Osmanlı Devleti, böylece yedi tertipte toplam 161.018.663 liralık kāime çıkardı. Bunların bir kısmı piyasadan çekilerek imha edildiyse de 153.748.563 liralık kāime kendi parasını çıkarıncaya kadar Türkiye Cumhuriyeti’nde tedavüle devam etti. İngiltere’de basılan Cumhuriyet dönemi ilk kâğıt paraları 5 Aralık 1927’de piyasaya sürüldü. Osmanlı kāimeleri bu tarihten itibaren altı ay içinde piyasadan çekildi.
Ekonomik ve siyasî açıdan zorda olduğu dönemlerde başvurduğu kāime emisyonunu Osmanlı Devleti bir tedavül aracı olarak değil iç borç ve malî tedbir olarak düşünüyordu. Galata bankerleri ikinci kāime uygulamasında altın çağlarını yaşadılar. Birinci uygulamada kāimeler numarasız olduğu için hükümet sıkıştıkça piyasaya gizlice para sürdü. Bunu önlemek ve piyasaya güven vermek için iki ve üçüncü uygulamalarda kāimeler numaralandırıldı. Bir ve üçüncü uygulamalarda ikinciye kıyasla daha az değer kaybeden kāimeler piyasada bozuk para sıkıntısına yol açtı. Alışverişlerde bozuk paranın tercih edilmesi kāimenin değerini düşüren bir etken oldu. Hükümetin bozuk para darlığını aşamaması halkı pratik çözümlere yöneltti ve bazı resmî kurumlar, esnaf teşkilâtları, dinî müesseseler ve şirketler bozuk para yerine geçen marka ve biletleri piyasaya sürdüler.

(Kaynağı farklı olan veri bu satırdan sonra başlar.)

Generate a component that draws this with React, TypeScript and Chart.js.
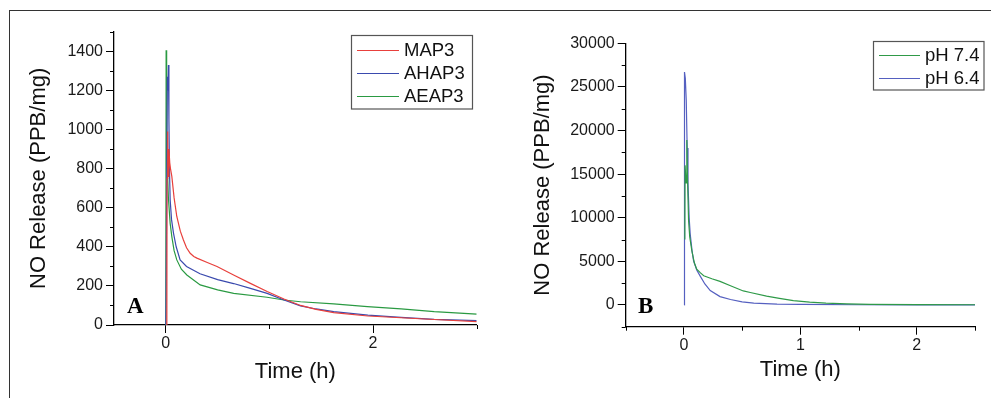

Kāime tedavülünün sebep olduğu olumsuzluklardan biri de enflasyondu. Bu yüzden pek çok şirket ve kuruluş kapandı. Kāime, üç uygulamada da altın ve gümüş sikkeyi piyasadan uzaklaştırıp tek fiyat belirleyici olamadı. Eşya fiyatları ve ücretler kāimeyle farklı, sikke üzerinden farklıydı. Kāime bunun dışında devletin ödemeler dengesinde de açık vermesine sebep oldu. Çünkü tahsilâtını kāime, dış borç ödemelerini ise altın üzerinden yapan devlet kāime değer kaybedince sürekli açık verdi. Öte yandan her üç uygulamada da büyük ölçekte kāime kalpazanlığı ortaya çıktı. Devlet, yurt içinde ve yurt dışında bastırılıp piyasaya sürülen sahte kāimelere karşı etkili önlemler alamadı. Kāime tedavülünün yol açtığı telâfisi en zor kayıp halkın devlete olan güveninin yok olmasıydı. Devletin kāime hususunda verdiği taahhütleri yerine getirememesi ve birinci kāime uygulamasının son derece müessif bir olayla neticelenmesi halkın zihninde devlete karşı oluşan şüpheyi sürekli canlı tuttu. Daha sonraki uygulamalar da bu şüphe ve güvensizliği pekiştirdi.